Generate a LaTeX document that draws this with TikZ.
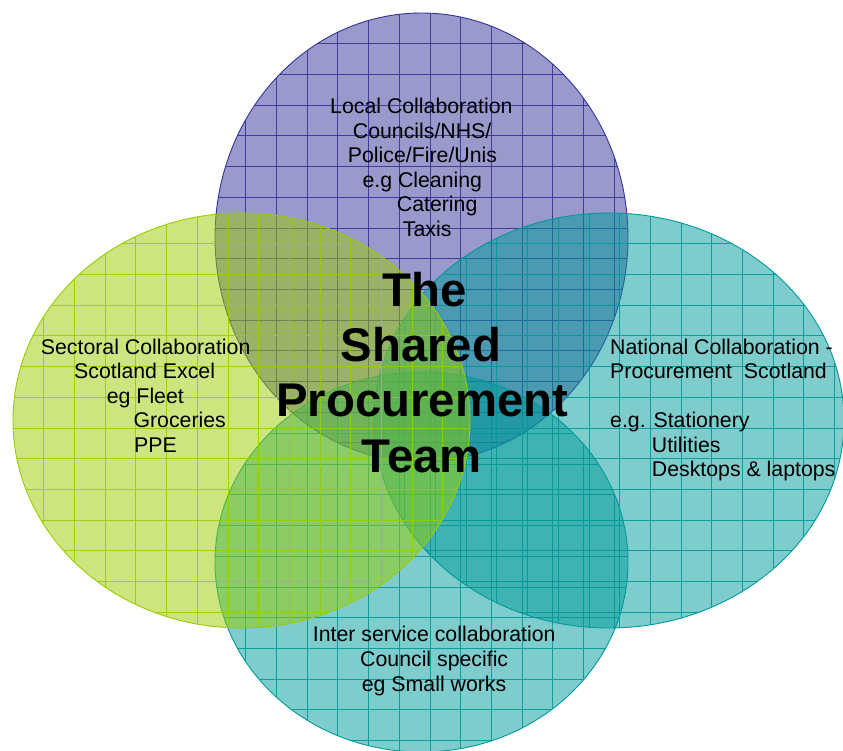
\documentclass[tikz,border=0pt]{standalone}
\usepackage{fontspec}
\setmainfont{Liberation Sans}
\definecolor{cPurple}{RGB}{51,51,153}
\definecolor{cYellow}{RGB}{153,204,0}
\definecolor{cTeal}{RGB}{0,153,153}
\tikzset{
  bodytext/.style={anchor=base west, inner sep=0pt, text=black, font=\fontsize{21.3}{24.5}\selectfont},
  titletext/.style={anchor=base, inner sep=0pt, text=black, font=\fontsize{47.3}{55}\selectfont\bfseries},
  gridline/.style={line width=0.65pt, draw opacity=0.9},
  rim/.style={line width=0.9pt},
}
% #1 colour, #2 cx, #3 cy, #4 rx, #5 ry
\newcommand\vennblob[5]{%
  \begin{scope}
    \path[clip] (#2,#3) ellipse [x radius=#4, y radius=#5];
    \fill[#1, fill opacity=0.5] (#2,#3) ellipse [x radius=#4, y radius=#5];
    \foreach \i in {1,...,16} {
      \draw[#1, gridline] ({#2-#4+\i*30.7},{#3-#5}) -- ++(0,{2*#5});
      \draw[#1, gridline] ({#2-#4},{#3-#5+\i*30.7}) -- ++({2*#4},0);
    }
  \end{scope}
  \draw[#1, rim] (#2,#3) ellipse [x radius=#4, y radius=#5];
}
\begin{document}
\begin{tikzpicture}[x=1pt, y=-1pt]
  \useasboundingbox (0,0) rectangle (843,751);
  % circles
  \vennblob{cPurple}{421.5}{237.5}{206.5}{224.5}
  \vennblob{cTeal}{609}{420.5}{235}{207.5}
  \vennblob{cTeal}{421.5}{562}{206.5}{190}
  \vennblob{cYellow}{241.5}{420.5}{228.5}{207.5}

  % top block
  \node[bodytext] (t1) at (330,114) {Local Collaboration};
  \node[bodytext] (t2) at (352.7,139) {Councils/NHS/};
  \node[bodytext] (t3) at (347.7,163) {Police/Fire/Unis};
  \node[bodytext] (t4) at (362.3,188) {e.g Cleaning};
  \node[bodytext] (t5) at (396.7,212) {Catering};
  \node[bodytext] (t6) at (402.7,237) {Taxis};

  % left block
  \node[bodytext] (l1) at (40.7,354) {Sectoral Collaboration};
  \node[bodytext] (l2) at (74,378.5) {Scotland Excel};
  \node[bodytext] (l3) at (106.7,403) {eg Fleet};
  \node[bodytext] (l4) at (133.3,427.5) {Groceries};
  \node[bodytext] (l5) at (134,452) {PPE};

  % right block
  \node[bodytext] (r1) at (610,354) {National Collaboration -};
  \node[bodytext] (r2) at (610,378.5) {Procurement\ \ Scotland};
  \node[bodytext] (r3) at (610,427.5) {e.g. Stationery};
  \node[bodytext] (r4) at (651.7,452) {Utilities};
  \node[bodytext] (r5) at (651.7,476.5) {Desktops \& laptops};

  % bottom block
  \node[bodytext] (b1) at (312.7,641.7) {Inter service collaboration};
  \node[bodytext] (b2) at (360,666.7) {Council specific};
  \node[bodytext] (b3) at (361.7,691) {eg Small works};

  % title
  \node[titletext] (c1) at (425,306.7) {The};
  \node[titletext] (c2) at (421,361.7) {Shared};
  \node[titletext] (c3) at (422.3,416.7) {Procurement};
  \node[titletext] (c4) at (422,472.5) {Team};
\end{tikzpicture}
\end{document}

---

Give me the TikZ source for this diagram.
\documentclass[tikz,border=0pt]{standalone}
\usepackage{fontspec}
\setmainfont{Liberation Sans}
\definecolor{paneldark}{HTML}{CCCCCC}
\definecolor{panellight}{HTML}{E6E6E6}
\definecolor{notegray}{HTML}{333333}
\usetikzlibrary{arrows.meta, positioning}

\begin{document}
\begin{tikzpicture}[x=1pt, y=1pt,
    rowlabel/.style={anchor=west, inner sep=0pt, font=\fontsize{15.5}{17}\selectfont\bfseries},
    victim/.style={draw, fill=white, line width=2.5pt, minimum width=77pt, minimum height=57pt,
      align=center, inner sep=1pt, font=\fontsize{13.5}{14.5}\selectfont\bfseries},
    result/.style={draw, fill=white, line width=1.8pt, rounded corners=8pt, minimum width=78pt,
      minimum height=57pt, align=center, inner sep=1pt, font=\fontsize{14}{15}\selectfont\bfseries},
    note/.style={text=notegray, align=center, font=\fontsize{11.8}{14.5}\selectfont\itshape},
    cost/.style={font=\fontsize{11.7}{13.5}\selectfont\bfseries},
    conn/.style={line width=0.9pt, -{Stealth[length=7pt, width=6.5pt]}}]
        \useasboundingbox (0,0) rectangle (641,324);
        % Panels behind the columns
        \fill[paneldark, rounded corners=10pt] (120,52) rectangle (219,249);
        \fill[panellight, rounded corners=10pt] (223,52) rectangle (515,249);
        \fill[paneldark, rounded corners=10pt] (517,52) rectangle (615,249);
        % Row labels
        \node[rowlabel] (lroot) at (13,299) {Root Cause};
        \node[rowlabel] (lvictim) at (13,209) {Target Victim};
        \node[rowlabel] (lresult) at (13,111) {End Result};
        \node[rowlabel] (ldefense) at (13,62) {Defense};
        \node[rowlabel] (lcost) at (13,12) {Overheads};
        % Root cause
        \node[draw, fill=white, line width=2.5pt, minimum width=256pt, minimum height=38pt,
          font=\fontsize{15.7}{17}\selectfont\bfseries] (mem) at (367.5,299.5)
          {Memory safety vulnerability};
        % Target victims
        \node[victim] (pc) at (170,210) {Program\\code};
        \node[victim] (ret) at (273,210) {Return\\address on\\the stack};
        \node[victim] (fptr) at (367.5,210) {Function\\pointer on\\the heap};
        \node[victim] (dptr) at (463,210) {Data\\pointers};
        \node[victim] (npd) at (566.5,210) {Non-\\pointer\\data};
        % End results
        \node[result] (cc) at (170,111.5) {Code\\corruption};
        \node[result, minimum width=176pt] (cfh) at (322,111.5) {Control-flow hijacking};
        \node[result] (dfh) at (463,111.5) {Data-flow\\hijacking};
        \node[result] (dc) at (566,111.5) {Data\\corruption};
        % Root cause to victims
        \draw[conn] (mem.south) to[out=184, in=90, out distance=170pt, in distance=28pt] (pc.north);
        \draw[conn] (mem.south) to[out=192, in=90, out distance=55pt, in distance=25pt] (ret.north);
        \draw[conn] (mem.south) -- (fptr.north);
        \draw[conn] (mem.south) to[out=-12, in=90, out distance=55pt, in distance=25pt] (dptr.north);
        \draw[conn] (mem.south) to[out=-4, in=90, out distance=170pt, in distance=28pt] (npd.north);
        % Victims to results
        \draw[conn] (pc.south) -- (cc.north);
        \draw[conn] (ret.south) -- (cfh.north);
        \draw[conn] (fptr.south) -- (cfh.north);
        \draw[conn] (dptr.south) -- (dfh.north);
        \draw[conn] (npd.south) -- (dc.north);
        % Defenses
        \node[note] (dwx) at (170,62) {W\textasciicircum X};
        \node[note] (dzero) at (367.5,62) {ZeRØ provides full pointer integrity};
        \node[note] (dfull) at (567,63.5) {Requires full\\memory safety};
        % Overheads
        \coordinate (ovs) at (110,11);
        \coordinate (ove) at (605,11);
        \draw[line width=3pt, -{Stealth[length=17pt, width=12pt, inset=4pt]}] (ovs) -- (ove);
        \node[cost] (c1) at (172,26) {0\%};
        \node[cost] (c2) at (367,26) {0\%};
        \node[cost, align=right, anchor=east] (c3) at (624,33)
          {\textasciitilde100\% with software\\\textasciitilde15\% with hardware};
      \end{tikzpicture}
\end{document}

### AIM
Return from the data every line that holds "this".

### SOLVED PROBLEM
Generate a LaTeX document that draws this with TikZ.
Give me the TikZ source for this diagram.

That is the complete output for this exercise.